# THE PROBLEM
Print the material below exactly as it stands, please, from its first line to the line holding "a_noise_1mhz = -96", with no pictures.

# RECORDED DATA
# # # # # # #

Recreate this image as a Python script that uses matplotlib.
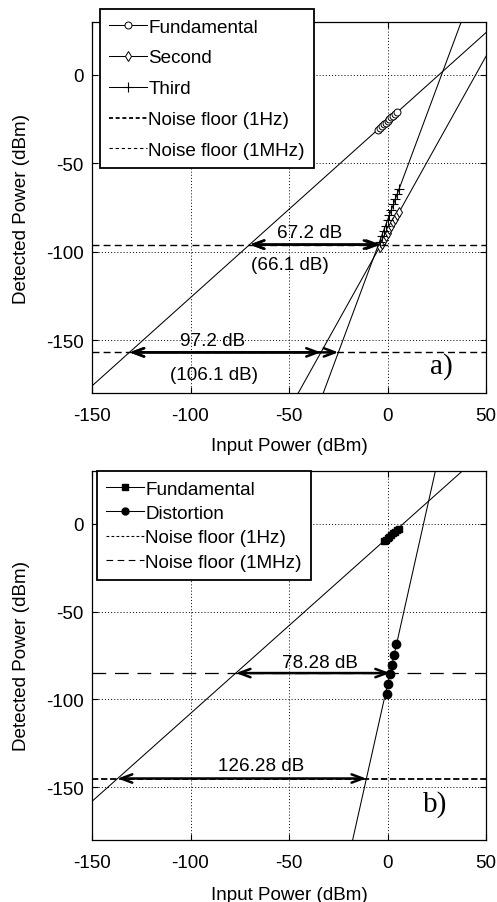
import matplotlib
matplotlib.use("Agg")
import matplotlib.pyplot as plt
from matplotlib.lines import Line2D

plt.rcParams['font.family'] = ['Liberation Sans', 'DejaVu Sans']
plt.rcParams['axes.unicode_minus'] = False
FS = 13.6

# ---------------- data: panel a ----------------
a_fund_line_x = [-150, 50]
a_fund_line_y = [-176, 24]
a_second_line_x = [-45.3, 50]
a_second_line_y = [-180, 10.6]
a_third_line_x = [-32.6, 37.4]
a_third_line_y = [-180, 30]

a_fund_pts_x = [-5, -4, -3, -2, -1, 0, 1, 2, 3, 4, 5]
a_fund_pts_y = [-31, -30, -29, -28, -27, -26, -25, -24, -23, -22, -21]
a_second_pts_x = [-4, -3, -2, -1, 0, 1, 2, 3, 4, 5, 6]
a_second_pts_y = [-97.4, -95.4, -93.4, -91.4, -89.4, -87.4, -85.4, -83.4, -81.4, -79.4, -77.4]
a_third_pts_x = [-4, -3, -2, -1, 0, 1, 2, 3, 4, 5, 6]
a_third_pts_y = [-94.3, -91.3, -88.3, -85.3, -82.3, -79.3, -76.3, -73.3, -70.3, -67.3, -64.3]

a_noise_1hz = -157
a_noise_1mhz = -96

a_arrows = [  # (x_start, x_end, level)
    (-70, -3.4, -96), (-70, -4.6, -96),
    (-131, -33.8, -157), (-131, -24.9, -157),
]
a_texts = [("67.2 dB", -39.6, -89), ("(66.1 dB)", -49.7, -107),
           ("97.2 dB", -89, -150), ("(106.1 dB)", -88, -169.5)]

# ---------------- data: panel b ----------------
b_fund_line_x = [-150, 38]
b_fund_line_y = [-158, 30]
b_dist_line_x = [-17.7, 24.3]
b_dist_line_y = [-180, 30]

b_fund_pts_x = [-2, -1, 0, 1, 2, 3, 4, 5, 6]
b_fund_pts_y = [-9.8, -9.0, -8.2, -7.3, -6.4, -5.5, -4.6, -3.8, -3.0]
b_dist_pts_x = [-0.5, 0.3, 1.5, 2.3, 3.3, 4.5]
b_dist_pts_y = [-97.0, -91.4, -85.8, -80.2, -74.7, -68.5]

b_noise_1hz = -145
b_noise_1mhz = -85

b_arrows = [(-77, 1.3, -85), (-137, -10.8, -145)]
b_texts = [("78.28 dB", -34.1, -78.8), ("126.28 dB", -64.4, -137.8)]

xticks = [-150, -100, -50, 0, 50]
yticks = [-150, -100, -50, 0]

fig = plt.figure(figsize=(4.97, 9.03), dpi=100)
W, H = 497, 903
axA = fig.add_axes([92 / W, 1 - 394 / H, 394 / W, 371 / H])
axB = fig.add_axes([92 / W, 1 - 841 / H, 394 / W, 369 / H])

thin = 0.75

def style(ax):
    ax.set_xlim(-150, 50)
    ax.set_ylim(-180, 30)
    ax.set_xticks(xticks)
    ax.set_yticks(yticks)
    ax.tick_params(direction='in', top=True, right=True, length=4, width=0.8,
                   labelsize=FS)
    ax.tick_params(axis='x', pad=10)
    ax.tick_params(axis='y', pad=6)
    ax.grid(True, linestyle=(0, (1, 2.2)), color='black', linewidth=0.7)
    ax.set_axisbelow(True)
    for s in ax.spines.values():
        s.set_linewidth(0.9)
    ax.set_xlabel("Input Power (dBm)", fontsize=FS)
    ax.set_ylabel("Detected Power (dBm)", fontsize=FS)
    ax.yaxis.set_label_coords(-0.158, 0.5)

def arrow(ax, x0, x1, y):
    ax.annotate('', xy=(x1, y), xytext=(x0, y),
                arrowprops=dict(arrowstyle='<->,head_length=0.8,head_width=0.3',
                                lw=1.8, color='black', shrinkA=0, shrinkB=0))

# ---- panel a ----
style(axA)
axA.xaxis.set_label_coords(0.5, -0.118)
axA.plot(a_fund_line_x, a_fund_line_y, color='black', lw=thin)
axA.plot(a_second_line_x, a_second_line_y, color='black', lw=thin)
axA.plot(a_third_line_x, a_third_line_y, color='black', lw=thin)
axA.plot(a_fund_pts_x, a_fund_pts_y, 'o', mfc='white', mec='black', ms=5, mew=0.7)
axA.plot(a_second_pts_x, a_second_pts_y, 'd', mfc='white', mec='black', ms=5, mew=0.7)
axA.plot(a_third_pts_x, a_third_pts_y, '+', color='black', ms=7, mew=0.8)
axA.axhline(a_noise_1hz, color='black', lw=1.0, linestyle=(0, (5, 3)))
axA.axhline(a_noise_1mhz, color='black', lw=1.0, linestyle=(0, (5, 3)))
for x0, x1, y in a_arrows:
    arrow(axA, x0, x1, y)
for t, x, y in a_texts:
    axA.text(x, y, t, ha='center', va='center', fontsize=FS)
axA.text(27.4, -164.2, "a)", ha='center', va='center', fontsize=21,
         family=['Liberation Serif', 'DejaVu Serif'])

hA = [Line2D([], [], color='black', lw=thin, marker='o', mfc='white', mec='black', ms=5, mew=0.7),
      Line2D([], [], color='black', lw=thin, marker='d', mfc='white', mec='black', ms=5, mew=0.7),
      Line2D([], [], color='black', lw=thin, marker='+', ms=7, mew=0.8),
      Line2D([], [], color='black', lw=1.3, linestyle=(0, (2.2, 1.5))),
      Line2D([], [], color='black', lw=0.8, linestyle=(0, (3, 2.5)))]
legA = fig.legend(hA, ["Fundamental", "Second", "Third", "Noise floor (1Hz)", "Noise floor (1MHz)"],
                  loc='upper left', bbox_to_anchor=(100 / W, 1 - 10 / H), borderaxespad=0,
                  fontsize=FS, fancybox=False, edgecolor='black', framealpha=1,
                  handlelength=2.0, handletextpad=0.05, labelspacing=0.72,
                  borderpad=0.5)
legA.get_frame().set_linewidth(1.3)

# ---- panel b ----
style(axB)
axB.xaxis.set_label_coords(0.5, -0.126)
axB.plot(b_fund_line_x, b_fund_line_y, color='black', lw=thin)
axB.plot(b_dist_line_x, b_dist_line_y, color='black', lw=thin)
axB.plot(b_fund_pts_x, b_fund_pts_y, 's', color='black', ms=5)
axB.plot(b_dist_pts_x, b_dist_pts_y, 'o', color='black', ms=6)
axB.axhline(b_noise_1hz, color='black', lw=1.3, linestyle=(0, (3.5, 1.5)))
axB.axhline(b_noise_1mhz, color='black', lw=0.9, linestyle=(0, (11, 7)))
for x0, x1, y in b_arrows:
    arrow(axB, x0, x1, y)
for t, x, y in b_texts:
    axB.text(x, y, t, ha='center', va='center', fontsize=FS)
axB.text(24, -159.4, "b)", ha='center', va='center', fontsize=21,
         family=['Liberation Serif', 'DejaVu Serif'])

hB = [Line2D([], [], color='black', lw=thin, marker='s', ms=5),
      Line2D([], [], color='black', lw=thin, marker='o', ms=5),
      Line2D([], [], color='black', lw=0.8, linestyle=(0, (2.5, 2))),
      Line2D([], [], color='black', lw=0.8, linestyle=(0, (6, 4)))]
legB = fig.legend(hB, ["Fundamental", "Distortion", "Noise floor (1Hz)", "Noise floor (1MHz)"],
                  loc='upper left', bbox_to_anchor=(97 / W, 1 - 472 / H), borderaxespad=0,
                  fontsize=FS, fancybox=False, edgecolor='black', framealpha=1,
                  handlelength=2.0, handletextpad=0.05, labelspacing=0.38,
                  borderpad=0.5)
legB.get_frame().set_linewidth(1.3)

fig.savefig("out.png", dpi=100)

# # # # # # #

# TASK SOLUTION
Recreate this image as a Python script that uses matplotlib.
import matplotlib
matplotlib.use("Agg")
import matplotlib.pyplot as plt
from matplotlib.lines import Line2D

plt.rcParams['font.family'] = ['Liberation Sans', 'DejaVu Sans']
plt.rcParams['axes.unicode_minus'] = False
FS = 13.6

# ---------------- data: panel a ----------------
a_fund_line_x = [-150, 50]
a_fund_line_y = [-176, 24]
a_second_line_x = [-45.3, 50]
a_second_line_y = [-180, 10.6]
a_third_line_x = [-32.6, 37.4]
a_third_line_y = [-180, 30]

a_fund_pts_x = [-5, -4, -3, -2, -1, 0, 1, 2, 3, 4, 5]
a_fund_pts_y = [-31, -30, -29, -28, -27, -26, -25, -24, -23, -22, -21]
a_second_pts_x = [-4, -3, -2, -1, 0, 1, 2, 3, 4, 5, 6]
a_second_pts_y = [-97.4, -95.4, -93.4, -91.4, -89.4, -87.4, -85.4, -83.4, -81.4, -79.4, -77.4]
a_third_pts_x = [-4, -3, -2, -1, 0, 1, 2, 3, 4, 5, 6]
a_third_pts_y = [-94.3, -91.3, -88.3, -85.3, -82.3, -79.3, -76.3, -73.3, -70.3, -67.3, -64.3]

a_noise_1hz = -157
a_noise_1mhz = -96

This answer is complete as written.